CHALLENGE: Leave the pictures out, and output exactly the lines from the one containing "Reproduce this diagram with TikZ." through the one containing "(0,0) rectangle (1692,885);".

======== DATA TO PROCESS

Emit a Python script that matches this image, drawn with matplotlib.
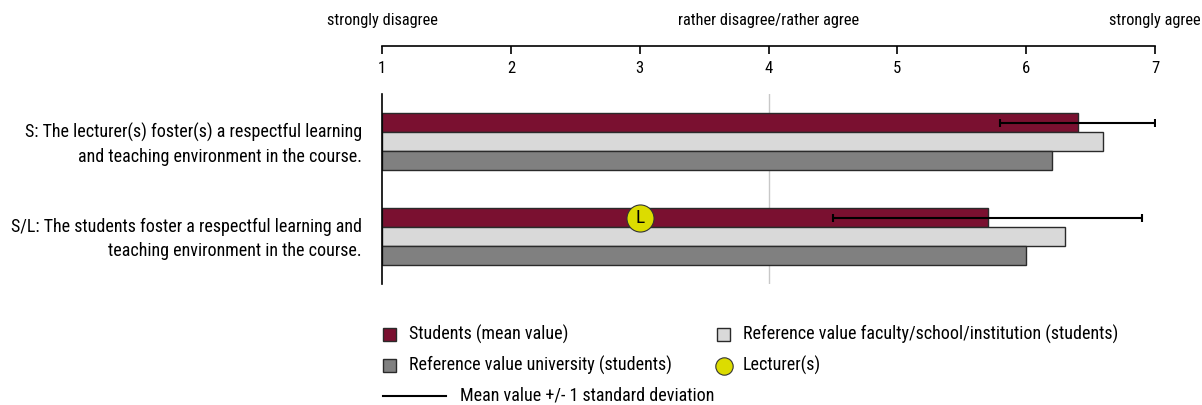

================
======== DATA TO PROCESS

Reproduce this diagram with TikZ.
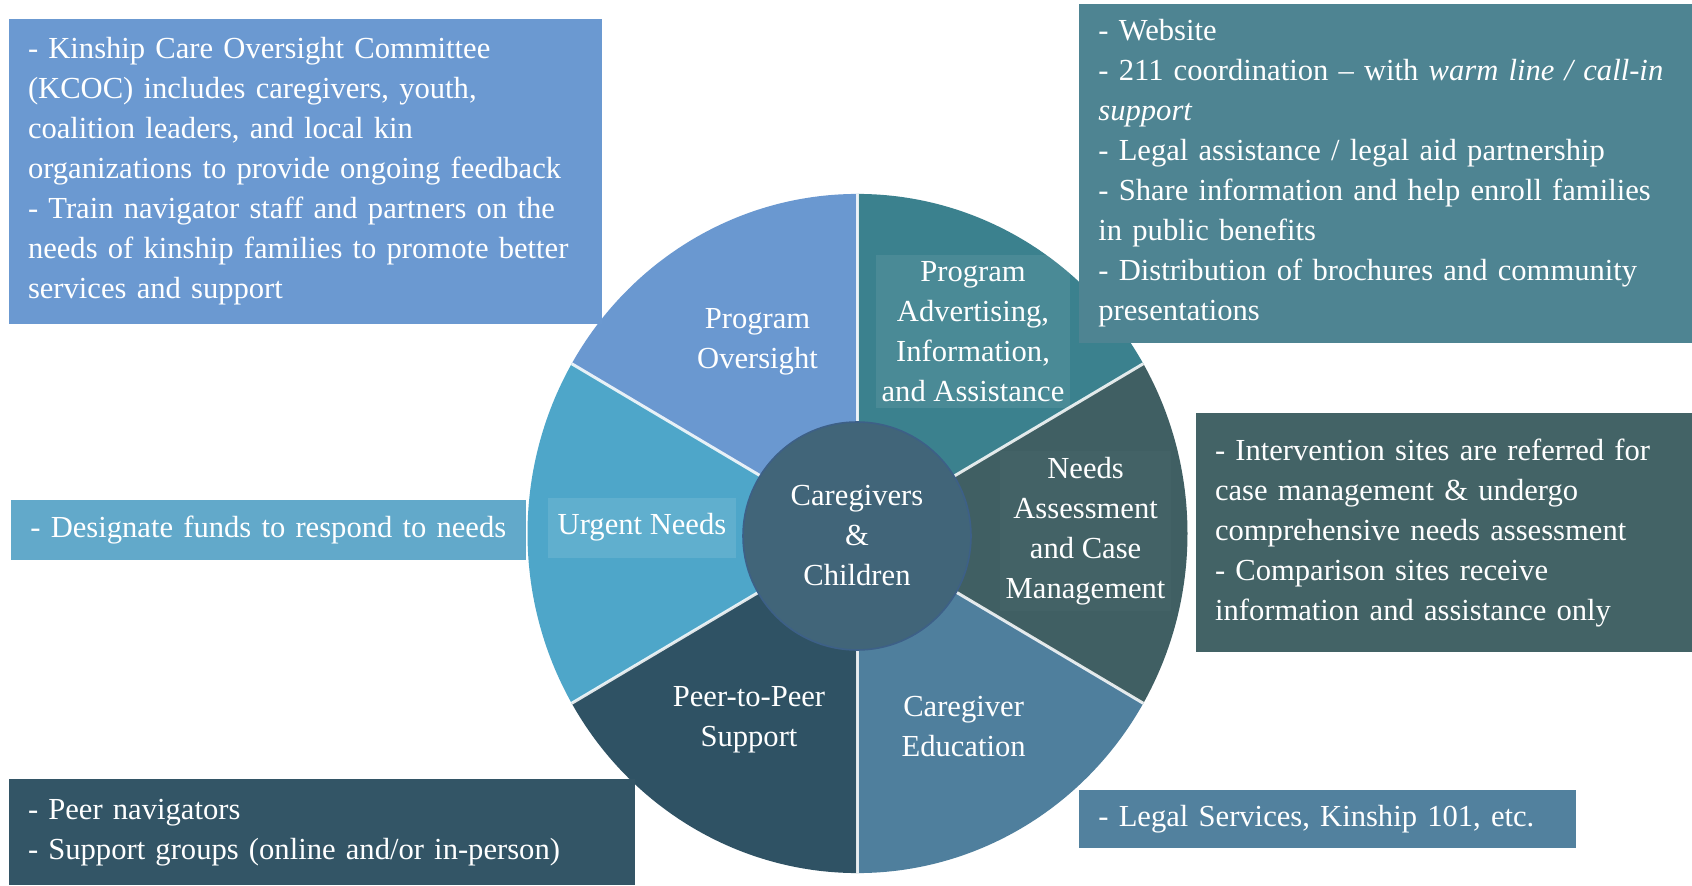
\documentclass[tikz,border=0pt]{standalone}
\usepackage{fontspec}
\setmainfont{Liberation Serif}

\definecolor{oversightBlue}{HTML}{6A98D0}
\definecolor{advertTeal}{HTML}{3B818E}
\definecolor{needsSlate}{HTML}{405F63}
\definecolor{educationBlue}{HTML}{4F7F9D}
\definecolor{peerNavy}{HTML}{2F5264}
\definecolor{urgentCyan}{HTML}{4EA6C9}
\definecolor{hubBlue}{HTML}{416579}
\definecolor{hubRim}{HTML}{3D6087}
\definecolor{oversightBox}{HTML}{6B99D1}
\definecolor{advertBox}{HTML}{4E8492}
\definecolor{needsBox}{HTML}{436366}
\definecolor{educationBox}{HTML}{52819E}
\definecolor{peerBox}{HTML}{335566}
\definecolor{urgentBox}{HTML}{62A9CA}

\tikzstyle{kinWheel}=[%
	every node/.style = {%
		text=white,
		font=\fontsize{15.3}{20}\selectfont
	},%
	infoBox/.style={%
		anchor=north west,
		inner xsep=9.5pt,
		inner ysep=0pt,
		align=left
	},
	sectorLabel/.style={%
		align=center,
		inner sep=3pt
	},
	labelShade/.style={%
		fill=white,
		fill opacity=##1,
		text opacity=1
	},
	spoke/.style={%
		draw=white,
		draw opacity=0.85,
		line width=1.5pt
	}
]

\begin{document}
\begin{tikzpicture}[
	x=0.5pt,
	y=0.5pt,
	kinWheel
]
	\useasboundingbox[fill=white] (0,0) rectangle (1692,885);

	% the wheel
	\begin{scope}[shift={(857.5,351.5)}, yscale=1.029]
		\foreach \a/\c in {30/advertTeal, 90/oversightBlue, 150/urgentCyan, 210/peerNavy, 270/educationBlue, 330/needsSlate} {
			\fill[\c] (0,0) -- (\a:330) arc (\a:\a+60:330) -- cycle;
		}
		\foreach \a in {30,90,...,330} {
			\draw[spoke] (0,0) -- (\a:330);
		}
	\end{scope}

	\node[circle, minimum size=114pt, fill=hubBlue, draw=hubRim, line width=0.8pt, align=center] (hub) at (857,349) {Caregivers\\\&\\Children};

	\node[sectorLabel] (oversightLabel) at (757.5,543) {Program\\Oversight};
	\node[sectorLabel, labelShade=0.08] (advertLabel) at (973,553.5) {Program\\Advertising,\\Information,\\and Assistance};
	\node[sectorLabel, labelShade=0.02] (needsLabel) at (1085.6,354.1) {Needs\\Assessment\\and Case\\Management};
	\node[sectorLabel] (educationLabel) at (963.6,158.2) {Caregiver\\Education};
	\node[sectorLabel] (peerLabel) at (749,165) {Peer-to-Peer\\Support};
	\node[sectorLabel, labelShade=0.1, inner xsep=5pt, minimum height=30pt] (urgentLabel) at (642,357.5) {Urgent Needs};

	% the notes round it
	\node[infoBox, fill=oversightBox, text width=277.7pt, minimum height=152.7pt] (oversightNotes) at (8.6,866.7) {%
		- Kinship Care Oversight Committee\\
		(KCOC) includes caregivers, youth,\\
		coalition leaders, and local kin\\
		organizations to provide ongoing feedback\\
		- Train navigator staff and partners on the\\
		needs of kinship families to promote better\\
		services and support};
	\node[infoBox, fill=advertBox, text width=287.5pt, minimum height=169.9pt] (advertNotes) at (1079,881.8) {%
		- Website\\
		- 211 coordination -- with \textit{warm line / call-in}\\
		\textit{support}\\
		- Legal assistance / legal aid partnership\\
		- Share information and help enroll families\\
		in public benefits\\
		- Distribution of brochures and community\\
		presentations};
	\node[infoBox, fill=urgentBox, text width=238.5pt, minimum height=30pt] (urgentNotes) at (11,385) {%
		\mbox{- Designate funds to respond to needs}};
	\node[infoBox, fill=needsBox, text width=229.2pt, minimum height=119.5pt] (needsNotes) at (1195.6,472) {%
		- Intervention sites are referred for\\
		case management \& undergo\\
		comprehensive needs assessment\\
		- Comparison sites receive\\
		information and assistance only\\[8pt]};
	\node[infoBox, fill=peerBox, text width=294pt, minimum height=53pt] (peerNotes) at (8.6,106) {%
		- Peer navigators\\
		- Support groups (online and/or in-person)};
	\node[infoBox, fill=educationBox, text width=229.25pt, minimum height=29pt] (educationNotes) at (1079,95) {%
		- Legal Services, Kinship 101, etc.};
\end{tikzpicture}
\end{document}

================

SOLUTION:
Reproduce this diagram with TikZ.
\documentclass[tikz,border=0pt]{standalone}
\usepackage{fontspec}
\setmainfont{Liberation Serif}

\definecolor{oversightBlue}{HTML}{6A98D0}
\definecolor{advertTeal}{HTML}{3B818E}
\definecolor{needsSlate}{HTML}{405F63}
\definecolor{educationBlue}{HTML}{4F7F9D}
\definecolor{peerNavy}{HTML}{2F5264}
\definecolor{urgentCyan}{HTML}{4EA6C9}
\definecolor{hubBlue}{HTML}{416579}
\definecolor{hubRim}{HTML}{3D6087}
\definecolor{oversightBox}{HTML}{6B99D1}
\definecolor{advertBox}{HTML}{4E8492}
\definecolor{needsBox}{HTML}{436366}
\definecolor{educationBox}{HTML}{52819E}
\definecolor{peerBox}{HTML}{335566}
\definecolor{urgentBox}{HTML}{62A9CA}

\tikzstyle{kinWheel}=[%
	every node/.style = {%
		text=white,
		font=\fontsize{15.3}{20}\selectfont
	},%
	infoBox/.style={%
		anchor=north west,
		inner xsep=9.5pt,
		inner ysep=0pt,
		align=left
	},
	sectorLabel/.style={%
		align=center,
		inner sep=3pt
	},
	labelShade/.style={%
		fill=white,
		fill opacity=##1,
		text opacity=1
	},
	spoke/.style={%
		draw=white,
		draw opacity=0.85,
		line width=1.5pt
	}
]

\begin{document}
\begin{tikzpicture}[
	x=0.5pt,
	y=0.5pt,
	kinWheel
]
	\useasboundingbox[fill=white] (0,0) rectangle (1692,885);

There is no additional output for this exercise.